Pollock, much like Cook and Clarke, was the outstanding player in his side, promoted to the leadership role as much for his on-field performances as anything else. It required him to be as ruthless in his private life as he was with his tactical decisions.
"You do need to separate yourself from your team-mates at times, because you've been given responsibilities. Friendships in sport, unfortunately, can't get in the way of achieving the team's goals, and you have to be aware of that.
"And yet you can't lose the common touch, because the guys know you for who you are, and if you pretend to be someone else, they won't trust you.
"I called it first floor management: looking down on the ground floor and understanding where everyone is, and where everyone is moving. And how you can channel that energy.
"It's vital to get a good rapport with the individuals you're dealing with - what their strengths and weaknesses are, where you can push them, where you can't - and also your strengths and limits as a team unit.
"Identify the points in the game where you can use those strengths to work an advantage. Identify what team you work with. It's no good being aggressive if you don't have the aggression to back it up. Sometimes you have your hands tied. We didn't have a Shane Warne we could just throw the ball to."
Then there is the need to be brave, to know when to go on the defensive and when to gamble.
"Don't be scared of failure," shrugs Sir Viv Richards, 121 Tests for the West Indies, 50 as skipper when Lloyd finally stepped down. "It teaches you how to win."
You might expect such bellicose talk from a man like King Viv, who even aged 61 swaggers in the same grinning way that he did in his bowler-flaying pomp. But equally important to him was something few would associate with the stereotype of Caribbean cricket.
"Punctuality starts it all. You have a team all on a coach, ready to go to practice, and two guys are late - that's the start of the end of the battle.
"If you prepare well, that sets the tone for everything else. It gives you the sense of what you can achieve. It sets the tone for everything else."
What do these greats make of Cook and Clarke? Richards believes England's leader has edged the first leg of this Ashes double, although he sympathises with the inexperienced resources at Clarke's disposal.
"I haven't seen an Australian team so low in batsmanship in all the time I've been watching cricket," said Richards.
Ranatunga, while admiring Cook's equanimity and calm authority, disagrees. "Clarke is the best I have seen of this generation," he says. "He takes decisions at the right time.
"As a Test skipper it's very important to identify the weaknesses of the opposition players quickly. Michael does that very well. I voted for him as emerging player of the year a decade ago, because even then you could see that he had class as a cricketer.

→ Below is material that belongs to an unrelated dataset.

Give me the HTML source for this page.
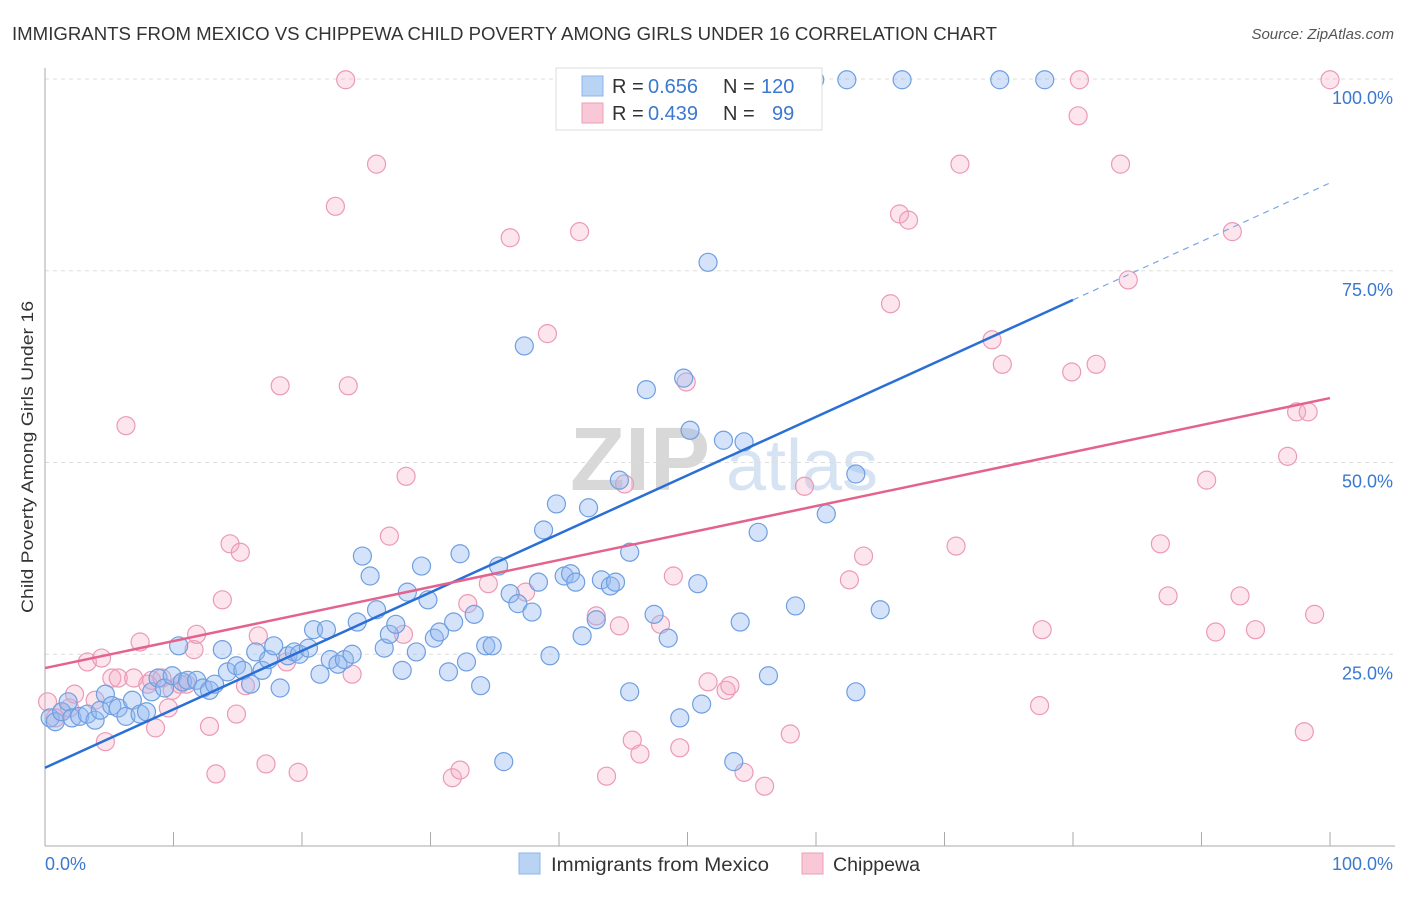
<!DOCTYPE html>
<html><head><meta charset="utf-8"><style>
body{margin:0;background:#fff;font-family:"Liberation Sans",sans-serif;}
svg text{font-family:"Liberation Sans",sans-serif;}
</style></head><body>
<svg id="c" width="1406" height="892" viewBox="0 0 1406 892" xmlns="http://www.w3.org/2000/svg">
<text x="12" y="40" font-size="18" fill="#333" textLength="985" lengthAdjust="spacingAndGlyphs">IMMIGRANTS FROM MEXICO VS CHIPPEWA CHILD POVERTY AMONG GIRLS UNDER 16 CORRELATION CHART</text>
<text x="1394" y="39" font-size="15" fill="#555" font-style="italic" text-anchor="end">Source: ZipAtlas.com</text>
<text transform="translate(33,457) rotate(-90)" font-size="17" fill="#333" text-anchor="middle" textLength="312" lengthAdjust="spacingAndGlyphs">Child Poverty Among Girls Under 16</text>
<g font-size="90" text-anchor="middle">
<text x="640" y="490" fill="#d8d8d8" font-family="Liberation Serif" font-weight="bold">ZIP</text>
<text x="802" y="490" fill="#d6e3f3" font-size="72">atlas</text></g>
<g id="grid"></g><g id="axes"></g><g id="pts"></g><g id="trend"></g>
<g font-size="20">
<rect x="556" y="68" width="266" height="62" fill="#fff" stroke="#ddd"/>
<rect x="582" y="76" width="21" height="20" fill="#b9d3f5" stroke="#8db4e8"/>
<text x="612" y="93" fill="#333">R =</text><text x="648" y="93" fill="#3b78d0">0.656</text>
<text x="723" y="93" fill="#333">N =</text><text x="761" y="93" fill="#3b78d0">120</text>
<rect x="582" y="103" width="21" height="20" fill="#f9c8d7" stroke="#ee9db8"/>
<text x="612" y="120" fill="#333">R =</text><text x="648" y="120" fill="#3b78d0">0.439</text>
<text x="723" y="120" fill="#333">N =</text><text x="772" y="120" fill="#3b78d0">99</text>
</g>
<g>
<rect x="519" y="853" width="21" height="21" fill="#b9d3f5" stroke="#8db4e8"/>
<text x="551" y="871" font-size="19" fill="#333" textLength="218" lengthAdjust="spacingAndGlyphs">Immigrants from Mexico</text>
<rect x="802" y="853" width="21" height="21" fill="#f9c8d7" stroke="#ee9db8"/>
<text x="833" y="871" font-size="19" fill="#333" textLength="87" lengthAdjust="spacingAndGlyphs">Chippewa</text>
</g>
</svg>
<script>
const yTicks=[25,50,75,100];
const yTickLabels=["25.0%","50.0%","75.0%","100.0%"];
const blueTrend=[10.2,71.2]; // y at x=0, y at x=80
const pinkTrend=[23.2,58.4]; // y at x=0, y at x=100
const bluePx=[[50,718],[55,722],[62,712],[68,702],[72,718],[80,716],[88,714],[95,720],[100,710],[106,694],[112,706],[118,708],[126,716],[132,700],[140,714],[146,712],[152,692],[158,678],[165,688],[172,676],[178,646],[182,682],[188,680],[196,680],[203,688],[210,690],[215,684],[222,650],[228,672],[236,666],[243,670],[250,684],[256,652],[262,670],[268,660],[274,646],[280,688],[288,656],[294,652],[300,654],[308,648],[313,630],[320,674],[326,630],[330,660],[338,664],[345,660],[352,654],[357,622],[363,556],[370,576],[376,610],[384,648],[390,634],[396,624],[402,670],[408,592],[416,652],[422,566],[428,600],[434,638],[440,632],[448,672],[454,622],[460,554],[466,662],[474,614],[480,686],[486,646],[492,646],[498,566],[504,762],[510,594],[518,604],[524,346],[532,612],[538,582],[544,530],[550,656],[556,504],[564,576],[570,574],[576,582],[582,636],[588,508],[596,620],[602,580],[610,586],[616,582],[620,480],[630,552],[630,692],[646,390],[654,614],[668,638],[680,718],[684,378],[690,430],[698,584],[702,704],[708,262],[724,440],[734,762],[740,622],[744,442],[758,532],[768,676],[796,606],[826,514],[856,474],[856,692],[880,610],[815,80],[847,80],[902,80],[1000,80],[1045,80],[720,80]];
const pinkPx=[[48,702],[55,718],[62,712],[70,708],[75,694],[88,662],[95,700],[102,658],[106,742],[112,678],[118,678],[126,426],[134,678],[140,642],[148,684],[152,680],[156,728],[162,678],[168,708],[172,690],[180,684],[186,684],[194,650],[196,634],[210,726],[216,774],[222,600],[230,544],[236,714],[240,552],[246,686],[258,636],[266,764],[280,386],[286,662],[298,772],[335,206],[346,80],[348,386],[352,674],[376,164],[390,536],[404,634],[406,476],[452,778],[460,770],[468,604],[488,584],[510,238],[526,592],[548,334],[580,232],[596,616],[606,776],[620,626],[624,484],[632,740],[640,754],[660,624],[674,576],[680,748],[686,382],[708,682],[726,690],[730,686],[744,772],[764,786],[790,734],[804,486],[850,580],[864,556],[890,304],[900,214],[908,220],[960,164],[956,546],[992,340],[1002,364],[1040,706],[1042,630],[1072,372],[1078,116],[1080,80],[1096,364],[1120,164],[1128,280],[1160,544],[1168,596],[1206,480],[1216,632],[1232,232],[1240,596],[1256,630],[1288,456],[1296,412],[1304,732],[1308,412],[1314,614],[1330,80]];
const blueX=bluePx.map(p=>+((p[0]-45)/12.85).toFixed(1));
const blueY=bluePx.map(p=>+((846-p[1])/7.67).toFixed(1));
const pinkX=pinkPx.map(p=>+((p[0]-45)/12.85).toFixed(1));
const pinkY=pinkPx.map(p=>+((846-p[1])/7.67).toFixed(1));
const sx=v=>45+v*12.85, sy=v=>846-v*7.67;
const NS="http://www.w3.org/2000/svg";
function mk(t,a,par){const e=document.createElementNS(NS,t);for(const k in a)e.setAttribute(k,a[k]);document.getElementById(par).appendChild(e);return e;}
yTicks.forEach((t,i)=>{
 const g=mk('line',{x1:45,x2:1395,y1:sy(t),y2:sy(t),stroke:'#ddd','stroke-dasharray':'4,4'},'grid');
 
 
 const l=mk('text',{x:1393,y:sy(t)+25,'font-size':18,fill:'#3b78d0','text-anchor':'end'},'axes');
 l.textContent=yTickLabels[i];
 
 
});
const ax=mk('line',{x1:45,x2:45,y1:68,y2:846,stroke:'#aaa'},'axes');


const bx=mk('line',{x1:45,x2:1395,y1:846,y2:846,stroke:'#aaa'},'axes');


for(let k=0;k<=10;k++){const t=mk('line',{x1:sx(k*10),x2:sx(k*10),y1:832,y2:846,stroke:'#aaa'},'axes');
 
 }
const x0=mk('text',{x:45,y:870,'font-size':18,fill:'#3b78d0'},'axes');x0.textContent='0.0%';


const x1=mk('text',{x:1393,y:870,'font-size':18,fill:'#3b78d0','text-anchor':'end'},'axes');x1.textContent='100.0%';


function dots(X,Y,fill,stroke,name){X.forEach((x,i)=>{const c=mk('circle',{cx:sx(x),cy:sy(Y[i]),r:9,fill:fill,stroke:stroke,'stroke-width':1.2},'pts');
 
 });}
dots(pinkX,pinkY,'rgba(244,170,195,0.3)','#eb9ab6','chippewa-point');
dots(blueX,blueY,'rgba(147,186,240,0.4)','#6f9fe0','mexico-point');
const bs=(blueTrend[1]-blueTrend[0])/80;
const bl=mk('line',{x1:sx(0),y1:sy(blueTrend[0]),x2:sx(80),y2:sy(blueTrend[1]),stroke:'#2a6fd6','stroke-width':2.5},'trend');


const bd=mk('line',{x1:sx(80),y1:sy(blueTrend[1]),x2:sx(100),y2:sy(blueTrend[0]+bs*100),stroke:'#7aa6e6','stroke-width':1.2,'stroke-dasharray':'6,5'},'trend');


const pl=mk('line',{x1:sx(0),y1:sy(pinkTrend[0]),x2:sx(100),y2:sy(pinkTrend[1]),stroke:'#e4628e','stroke-width':2.5},'trend');


</script>
</body></html>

"He doesn't have the same team as [Ricky] Ponting or [Steve] Waugh enjoyed, and he may have lost the Ashes, but he has all the key attributes."
One man's great leader, of course, can be another's phony. Mike Brearley is considered by most to be England's finest captain; Ray Illingworth, characteristically, told him instead he was simply the luckiest, blessed to come up against feeble Australian sides with titans like Ian Botham to work miracles on his behalf.
It is something echoed by another instinctive, original cricketing guru.
In the far corner of the bar sits Richie Benaud, never on the losing side in a series in his six years as Australia captain, as innovative and distinctive while in charge as he has been in his equally garlanded media career.
"You're hoping all the time that the next thing you do will be successful," the 83-year-old says. "It may not be, and that will make you unhappy pretty quickly.
"Be lucky would be the thing. People tell me I had success as a Test captain, but I was a lucky captain.
"And if you're not lucky, it doesn't matter how good you are. You might make a couple of decisions, a bowling change, a fellow gets a wicket; an hour later, you make another bowling change, the chap goes for 16 off his first over. Luck is the number one thing."